Extract all of the data and reproduce it precisely.

──────────────────────────────

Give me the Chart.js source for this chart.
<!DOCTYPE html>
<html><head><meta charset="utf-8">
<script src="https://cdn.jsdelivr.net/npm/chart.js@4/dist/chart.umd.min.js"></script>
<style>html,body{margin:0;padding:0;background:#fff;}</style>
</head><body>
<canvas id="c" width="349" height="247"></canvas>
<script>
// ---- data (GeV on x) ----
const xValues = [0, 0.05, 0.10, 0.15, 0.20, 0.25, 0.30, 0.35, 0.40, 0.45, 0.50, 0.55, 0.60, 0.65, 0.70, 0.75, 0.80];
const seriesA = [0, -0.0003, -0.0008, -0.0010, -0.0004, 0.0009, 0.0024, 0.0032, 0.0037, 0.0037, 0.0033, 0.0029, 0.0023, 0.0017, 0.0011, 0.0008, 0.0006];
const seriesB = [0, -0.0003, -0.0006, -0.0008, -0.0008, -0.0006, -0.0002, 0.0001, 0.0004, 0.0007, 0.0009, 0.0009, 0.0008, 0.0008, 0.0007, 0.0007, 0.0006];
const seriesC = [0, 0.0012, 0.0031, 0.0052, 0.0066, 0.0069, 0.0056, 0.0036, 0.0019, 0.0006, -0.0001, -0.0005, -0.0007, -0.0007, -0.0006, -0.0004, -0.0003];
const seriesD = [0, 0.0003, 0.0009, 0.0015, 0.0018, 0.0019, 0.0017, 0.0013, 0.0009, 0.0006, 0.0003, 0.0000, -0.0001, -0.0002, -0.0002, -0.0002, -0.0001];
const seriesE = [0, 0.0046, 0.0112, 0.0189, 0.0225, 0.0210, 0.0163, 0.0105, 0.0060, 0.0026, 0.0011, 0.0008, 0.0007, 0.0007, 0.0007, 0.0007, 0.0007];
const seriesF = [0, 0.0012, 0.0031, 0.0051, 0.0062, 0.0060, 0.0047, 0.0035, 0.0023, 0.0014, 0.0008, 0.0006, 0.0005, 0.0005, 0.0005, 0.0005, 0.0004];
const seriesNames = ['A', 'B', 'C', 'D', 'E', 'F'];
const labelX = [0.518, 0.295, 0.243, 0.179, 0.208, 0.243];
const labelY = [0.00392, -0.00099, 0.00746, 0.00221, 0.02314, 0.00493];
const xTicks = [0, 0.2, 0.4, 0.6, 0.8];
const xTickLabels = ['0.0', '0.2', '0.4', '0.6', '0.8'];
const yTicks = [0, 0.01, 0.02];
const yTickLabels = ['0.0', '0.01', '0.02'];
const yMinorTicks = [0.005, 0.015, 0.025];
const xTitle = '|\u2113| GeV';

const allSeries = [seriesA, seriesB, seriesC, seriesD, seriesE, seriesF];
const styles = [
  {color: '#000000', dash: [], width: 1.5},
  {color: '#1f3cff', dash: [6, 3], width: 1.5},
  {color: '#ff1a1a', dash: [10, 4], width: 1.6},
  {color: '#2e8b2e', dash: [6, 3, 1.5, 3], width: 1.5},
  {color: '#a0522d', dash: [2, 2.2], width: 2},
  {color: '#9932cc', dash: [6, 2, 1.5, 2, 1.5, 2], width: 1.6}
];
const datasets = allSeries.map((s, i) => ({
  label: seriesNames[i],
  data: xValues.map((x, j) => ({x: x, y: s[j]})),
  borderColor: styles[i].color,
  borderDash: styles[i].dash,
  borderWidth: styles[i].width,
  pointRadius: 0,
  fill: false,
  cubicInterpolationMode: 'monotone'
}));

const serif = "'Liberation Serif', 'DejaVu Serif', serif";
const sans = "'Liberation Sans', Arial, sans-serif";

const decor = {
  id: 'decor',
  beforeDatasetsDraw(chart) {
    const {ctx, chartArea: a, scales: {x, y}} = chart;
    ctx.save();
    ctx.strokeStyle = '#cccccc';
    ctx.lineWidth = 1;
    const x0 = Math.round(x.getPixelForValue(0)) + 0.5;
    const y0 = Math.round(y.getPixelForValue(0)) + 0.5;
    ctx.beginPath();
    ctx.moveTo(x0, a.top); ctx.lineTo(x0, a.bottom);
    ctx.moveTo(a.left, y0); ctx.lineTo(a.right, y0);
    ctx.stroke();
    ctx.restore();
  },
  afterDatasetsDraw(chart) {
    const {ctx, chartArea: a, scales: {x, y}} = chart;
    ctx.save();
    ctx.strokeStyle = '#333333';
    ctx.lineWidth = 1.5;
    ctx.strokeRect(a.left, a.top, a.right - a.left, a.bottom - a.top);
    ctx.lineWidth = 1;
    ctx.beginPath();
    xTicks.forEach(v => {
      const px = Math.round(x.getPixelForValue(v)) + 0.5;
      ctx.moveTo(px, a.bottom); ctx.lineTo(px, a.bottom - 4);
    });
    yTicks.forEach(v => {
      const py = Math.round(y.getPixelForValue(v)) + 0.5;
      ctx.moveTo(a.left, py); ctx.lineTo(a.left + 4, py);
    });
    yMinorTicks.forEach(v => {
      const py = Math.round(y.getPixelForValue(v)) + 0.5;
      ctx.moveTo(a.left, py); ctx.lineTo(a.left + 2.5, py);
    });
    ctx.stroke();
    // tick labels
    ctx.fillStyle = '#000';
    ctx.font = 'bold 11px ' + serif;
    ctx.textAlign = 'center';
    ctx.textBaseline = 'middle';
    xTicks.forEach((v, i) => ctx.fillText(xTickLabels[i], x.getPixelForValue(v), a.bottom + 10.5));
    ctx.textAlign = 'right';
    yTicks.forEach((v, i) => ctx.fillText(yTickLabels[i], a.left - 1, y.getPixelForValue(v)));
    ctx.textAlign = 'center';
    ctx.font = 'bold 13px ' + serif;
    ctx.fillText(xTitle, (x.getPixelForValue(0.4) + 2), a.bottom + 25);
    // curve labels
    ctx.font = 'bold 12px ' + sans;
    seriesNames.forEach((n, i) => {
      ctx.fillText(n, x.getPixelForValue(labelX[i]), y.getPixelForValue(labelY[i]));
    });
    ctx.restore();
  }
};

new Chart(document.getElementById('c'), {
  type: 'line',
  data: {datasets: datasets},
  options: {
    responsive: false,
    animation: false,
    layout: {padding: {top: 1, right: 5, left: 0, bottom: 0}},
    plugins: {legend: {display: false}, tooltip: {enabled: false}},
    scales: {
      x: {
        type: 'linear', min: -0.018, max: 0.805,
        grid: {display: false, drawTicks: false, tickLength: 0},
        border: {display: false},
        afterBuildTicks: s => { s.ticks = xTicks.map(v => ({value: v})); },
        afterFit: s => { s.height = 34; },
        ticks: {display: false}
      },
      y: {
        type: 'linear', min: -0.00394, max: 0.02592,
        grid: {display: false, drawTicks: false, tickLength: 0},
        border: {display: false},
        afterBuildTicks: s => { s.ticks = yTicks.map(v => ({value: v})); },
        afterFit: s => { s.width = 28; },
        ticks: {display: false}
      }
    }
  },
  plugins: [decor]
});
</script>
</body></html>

──────────────────────────────

**SOLUTION TO THE EXERCISE**
Give me the Chart.js source for this chart.
<!DOCTYPE html>
<html><head><meta charset="utf-8">
<script src="https://cdn.jsdelivr.net/npm/chart.js@4/dist/chart.umd.min.js"></script>
<style>html,body{margin:0;padding:0;background:#fff;}</style>
</head><body>
<canvas id="c" width="349" height="247"></canvas>
<script>
// ---- data (GeV on x) ----
const xValues = [0, 0.05, 0.10, 0.15, 0.20, 0.25, 0.30, 0.35, 0.40, 0.45, 0.50, 0.55, 0.60, 0.65, 0.70, 0.75, 0.80];
const seriesA = [0, -0.0003, -0.0008, -0.0010, -0.0004, 0.0009, 0.0024, 0.0032, 0.0037, 0.0037, 0.0033, 0.0029, 0.0023, 0.0017, 0.0011, 0.0008, 0.0006];
const seriesB = [0, -0.0003, -0.0006, -0.0008, -0.0008, -0.0006, -0.0002, 0.0001, 0.0004, 0.0007, 0.0009, 0.0009, 0.0008, 0.0008, 0.0007, 0.0007, 0.0006];
const seriesC = [0, 0.0012, 0.0031, 0.0052, 0.0066, 0.0069, 0.0056, 0.0036, 0.0019, 0.0006, -0.0001, -0.0005, -0.0007, -0.0007, -0.0006, -0.0004, -0.0003];
const seriesD = [0, 0.0003, 0.0009, 0.0015, 0.0018, 0.0019, 0.0017, 0.0013, 0.0009, 0.0006, 0.0003, 0.0000, -0.0001, -0.0002, -0.0002, -0.0002, -0.0001];
const seriesE = [0, 0.0046, 0.0112, 0.0189, 0.0225, 0.0210, 0.0163, 0.0105, 0.0060, 0.0026, 0.0011, 0.0008, 0.0007, 0.0007, 0.0007, 0.0007, 0.0007];
const seriesF = [0, 0.0012, 0.0031, 0.0051, 0.0062, 0.0060, 0.0047, 0.0035, 0.0023, 0.0014, 0.0008, 0.0006, 0.0005, 0.0005, 0.0005, 0.0005, 0.0004];
const seriesNames = ['A', 'B', 'C', 'D', 'E', 'F'];
const labelX = [0.518, 0.295, 0.243, 0.179, 0.208, 0.243];
const labelY = [0.00392, -0.00099, 0.00746, 0.00221, 0.02314, 0.00493];
const xTicks = [0, 0.2, 0.4, 0.6, 0.8];
const xTickLabels = ['0.0', '0.2', '0.4', '0.6', '0.8'];
const yTicks = [0, 0.01, 0.02];
const yTickLabels = ['0.0', '0.01', '0.02'];
const yMinorTicks = [0.005, 0.015, 0.025];
const xTitle = '|\u2113| GeV';

const allSeries = [seriesA, seriesB, seriesC, seriesD, seriesE, seriesF];
const styles = [
  {color: '#000000', dash: [], width: 1.5},
  {color: '#1f3cff', dash: [6, 3], width: 1.5},
  {color: '#ff1a1a', dash: [10, 4], width: 1.6},
  {color: '#2e8b2e', dash: [6, 3, 1.5, 3], width: 1.5},
  {color: '#a0522d', dash: [2, 2.2], width: 2},
  {color: '#9932cc', dash: [6, 2, 1.5, 2, 1.5, 2], width: 1.6}
];
const datasets = allSeries.map((s, i) => ({
  label: seriesNames[i],
  data: xValues.map((x, j) => ({x: x, y: s[j]})),
  borderColor: styles[i].color,
  borderDash: styles[i].dash,
  borderWidth: styles[i].width,
  pointRadius: 0,
  fill: false,
  cubicInterpolationMode: 'monotone'
}));

const serif = "'Liberation Serif', 'DejaVu Serif', serif";
const sans = "'Liberation Sans', Arial, sans-serif";

const decor = {
  id: 'decor',
  beforeDatasetsDraw(chart) {
    const {ctx, chartArea: a, scales: {x, y}} = chart;
    ctx.save();
    ctx.strokeStyle = '#cccccc';
    ctx.lineWidth = 1;
    const x0 = Math.round(x.getPixelForValue(0)) + 0.5;
    const y0 = Math.round(y.getPixelForValue(0)) + 0.5;
    ctx.beginPath();
    ctx.moveTo(x0, a.top); ctx.lineTo(x0, a.bottom);
    ctx.moveTo(a.left, y0); ctx.lineTo(a.right, y0);
    ctx.stroke();
    ctx.restore();
  },
  afterDatasetsDraw(chart) {
    const {ctx, chartArea: a, scales: {x, y}} = chart;
    ctx.save();
    ctx.strokeStyle = '#333333';
    ctx.lineWidth = 1.5;
    ctx.strokeRect(a.left, a.top, a.right - a.left, a.bottom - a.top);
    ctx.lineWidth = 1;
    ctx.beginPath();
    xTicks.forEach(v => {
      const px = Math.round(x.getPixelForValue(v)) + 0.5;
      ctx.moveTo(px, a.bottom); ctx.lineTo(px, a.bottom - 4);
    });
    yTicks.forEach(v => {
      const py = Math.round(y.getPixelForValue(v)) + 0.5;
      ctx.moveTo(a.left, py); ctx.lineTo(a.left + 4, py);
    });
    yMinorTicks.forEach(v => {
      const py = Math.round(y.getPixelForValue(v)) + 0.5;
      ctx.moveTo(a.left, py); ctx.lineTo(a.left + 2.5, py);
    });
    ctx.stroke();
    // tick labels
    ctx.fillStyle = '#000';
    ctx.font = 'bold 11px ' + serif;
    ctx.textAlign = 'center';
    ctx.textBaseline = 'middle';
    xTicks.forEach((v, i) => ctx.fillText(xTickLabels[i], x.getPixelForValue(v), a.bottom + 10.5));
    ctx.textAlign = 'right';
    yTicks.forEach((v, i) => ctx.fillText(yTickLabels[i], a.left - 1, y.getPixelForValue(v)));
    ctx.textAlign = 'center';
    ctx.font = 'bold 13px ' + serif;
    ctx.fillText(xTitle, (x.getPixelForValue(0.4) + 2), a.bottom + 25);
    // curve labels
    ctx.font = 'bold 12px ' + sans;
    seriesNames.forEach((n, i) => {
      ctx.fillText(n, x.getPixelForValue(labelX[i]), y.getPixelForValue(labelY[i]));
    });
    ctx.restore();
  }
};

new Chart(document.getElementById('c'), {
  type: 'line',
  data: {datasets: datasets},
  options: {
    responsive: false,
    animation: false,
    layout: {padding: {top: 1, right: 5, left: 0, bottom: 0}},
    plugins: {legend: {display: false}, tooltip: {enabled: false}},
    scales: {
      x: {
        type: 'linear', min: -0.018, max: 0.805,
        grid: {display: false, drawTicks: false, tickLength: 0},
        border: {display: false},
        afterBuildTicks: s => { s.ticks = xTicks.map(v => ({value: v})); },
        afterFit: s => { s.height = 34; },
        ticks: {display: false}
      },
      y: {
        type: 'linear', min: -0.00394, max: 0.02592,
        grid: {display: false, drawTicks: false, tickLength: 0},
        border: {display: false},
        afterBuildTicks: s => { s.ticks = yTicks.map(v => ({value: v})); },
        afterFit: s => { s.width = 28; },
        ticks: {display: false}
      }
    }
  },
  plugins: [decor]
});
</script>
</body></html>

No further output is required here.